When we recruit new people we pay a lot of attention at the selection stage to whether or not candidates will fit into our culture. For example, as far as trainees are concerned a good degree gets people to the door. We then run assessment exercises and have interviews to check out behavioural competencies that reflect our cultural values. For example, we test teamworking attributes such as empathy, the ability to work well with other people and getting stuck into a joint effort. Another example is the extent to which they take initiatives. That tells us something about their drive to deliver good results. We also try to form a judgement about their potential ability to provide high-quality service to clients beyond technical competence. When we recruit qualified lawyers, of course, we pay attention to the candidates’ technical experience but again we place great emphasis on whether or not they will work well in our culture. The same goes for support staff recruitment. Although our human resource people manage the recruitment and selection process, the leaders of law teams make the final selections. They are all trained in selection techniques. We are a people business, and selecting good staff is a vital part of the leadership process in our view.

Tim Solomon, Managing Partner at the London office of Ogilvy & Mather, comments:

As you would expect in an advertising agency we look for people at all levels who are enterprising and have creative flair. We need people who are good at dreaming something up. It all starts with the letters of application. Those that stand out and appeal to us are in some ways novel. They are not full of corny gimmicks but are genuinely original.

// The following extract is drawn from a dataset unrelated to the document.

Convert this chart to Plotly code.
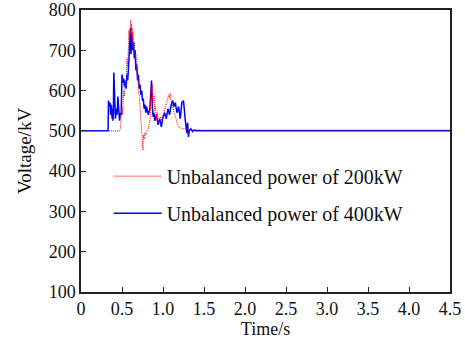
import plotly.graph_objects as go

# Unbalanced power of 200kW (red, dotted)
t_200 = [0, 0.47, 0.48, 0.50, 0.51, 0.52, 0.53, 0.54, 0.55, 0.56, 0.57, 0.575, 0.58, 0.585,
         0.59, 0.595, 0.60, 0.605, 0.61, 0.615, 0.62, 0.625, 0.63, 0.635, 0.64, 0.65, 0.66,
         0.67, 0.68, 0.69, 0.70, 0.71, 0.72, 0.73, 0.74, 0.75, 0.755, 0.76, 0.77, 0.78, 0.79,
         0.80, 0.82, 0.84, 0.85, 0.86, 0.865, 0.87, 0.88, 0.89, 0.90, 0.91, 0.92, 0.93, 0.95,
         0.97, 0.99, 1.01, 1.03, 1.05, 1.07, 1.08, 1.09, 1.10, 1.12, 1.14, 1.16, 1.18, 1.20,
         1.25, 1.35, 1.5, 4.5]
v_200 = [500, 500, 505, 560, 540, 600, 585, 625, 610, 680, 660, 735, 715, 750,
         725, 760, 735, 775, 740, 765, 730, 755, 720, 745, 705, 720, 680,
         690, 640, 650, 600, 590, 560, 520, 505, 470, 452, 490, 480, 495, 490,
         498, 505, 525, 560, 610, 575, 617, 570, 590, 550, 560, 530, 545, 520,
         535, 525, 545, 560, 575, 590, 580, 593, 575, 555, 540, 530, 515, 508,
         505, 503, 502, 502]

# Unbalanced power of 400kW (blue, solid)
t_400 = [0, 0.33, 0.335, 0.345, 0.355, 0.36, 0.37, 0.38, 0.385, 0.39, 0.395, 0.40, 0.405,
         0.41, 0.42, 0.43, 0.44, 0.45, 0.46, 0.47, 0.48, 0.49, 0.50, 0.51, 0.52, 0.53, 0.54,
         0.55, 0.56, 0.57, 0.58, 0.59, 0.60, 0.605, 0.61, 0.62, 0.63, 0.64, 0.65, 0.66, 0.67,
         0.68, 0.69, 0.70, 0.71, 0.72, 0.73, 0.74, 0.75, 0.76, 0.77, 0.78, 0.79, 0.80, 0.82,
         0.84, 0.85, 0.86, 0.87, 0.88, 0.89, 0.90, 0.92, 0.94, 0.96, 0.98, 1.00, 1.02, 1.04,
         1.06, 1.08, 1.10, 1.12, 1.13, 1.15, 1.17, 1.19, 1.21, 1.23, 1.25, 1.27, 1.29, 1.30,
         1.31, 1.32, 1.34, 1.36, 1.38, 1.40, 4.5]
v_400 = [500, 500, 575, 560, 570, 540, 565, 530, 555, 525, 545, 645, 600,
         545, 530, 555, 540, 585, 535, 525, 545, 540, 640, 620, 630, 610, 625,
         605, 640, 625, 660, 700, 720, 755, 690, 740, 700, 720, 680, 700, 650,
         665, 625, 640, 605, 615, 590, 600, 575, 580, 555, 565, 545, 560, 540,
         555, 590, 625, 560, 535, 545, 525, 540, 515, 530, 510, 535, 545, 530,
         555, 540, 565, 575, 560, 570, 545, 560, 530, 570, 575, 530, 495, 520,
         485, 500, 505, 498, 502, 500, 500]

x_tickvals = [0, 0.5, 1.0, 1.5, 2.0, 2.5, 3.0, 3.5, 4.0, 4.5]
x_ticktext = ["0", "0.5", "1.0", "1.5", "2.0", "2.5", "3.0", "3.5", "4.0", "4.5"]
y_tickvals = [100, 200, 300, 400, 500, 600, 700, 800]

FONT = "Liberation Serif, Times New Roman, serif"

fig = go.Figure()
fig.add_trace(go.Scatter(x=t_400, y=v_400, mode="lines", name="Unbalanced power of 400kW",
                         line=dict(color="#0000ff", width=1.5), legendgroup="b", legendrank=2))
fig.add_trace(go.Scatter(x=t_200, y=v_200, mode="lines", name="Unbalanced power of 200kW",
                         line=dict(color="#ff0000", width=1, dash="1px,1px"), legendgroup="a", legendrank=1))

axis_common = dict(showline=True, linecolor="#222222", linewidth=1.5, mirror=True,
                   ticks="inside", ticklen=5, tickcolor="#222222", showgrid=False,
                   zeroline=False, automargin=False,
                   tickfont=dict(family=FONT, size=18, color="#111111"))

fig.update_layout(
    width=465, height=345,
    margin=dict(l=81, r=15, t=10, b=53),
    paper_bgcolor="white", plot_bgcolor="white",
    font=dict(family=FONT, color="#111111"),
    xaxis=dict(range=[0, 4.5], tickvals=x_tickvals, ticktext=x_ticktext,
               title=dict(text="Time/s", font=dict(family=FONT, size=18), standoff=0),
               **axis_common),
    yaxis=dict(range=[100, 800], tickvals=y_tickvals,
               title=dict(text="Voltage/kV", font=dict(family=FONT, size=19), standoff=12),
               **axis_common),
    showlegend=True,
    legend=dict(x=0.075, y=0.48, xanchor="left", yanchor="top", bgcolor="rgba(0,0,0,0)",
                font=dict(family=FONT, size=20), tracegroupgap=8, itemwidth=48),
)

fig.write_html("out.html", config={"displayModeBar": False},
               post_script="document.body.style.margin='0';")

During the selection process we get further data by saying to candidates for instance ‘You are going to open a new bar – tell us how it will be unique.’ Candidates are given some time to think about it and then respond. Above all we don’t want clones. Having said that, we don’t want people who are likely to be dissonant with our basic values either. These beliefs have stood the test of time and go back to the founder of the business, David Ogilvy. Although we are now part of a large international group, WPP, we still live by those values within Ogilvy & Mather itself. Among the more important are putting brands first; enthusiasm for entrepreneurs and inventive mavericks; encouraging candour, curiosity, originality, intellectual rigour and civility; having high professional standards; treating each other with kindness; prizing confidence and discouraging arrogance (a fine line); respect for the intelligence of our consumer audiences; judging ourselves as being successful only when brands have become more valuable; and finally an abhorrence of toadies, prima donnas and office politicians. We try, during the selection process, to assess how well candidates will fit into our culture just as much as testing their analytical, creative, communications and relationship abilities.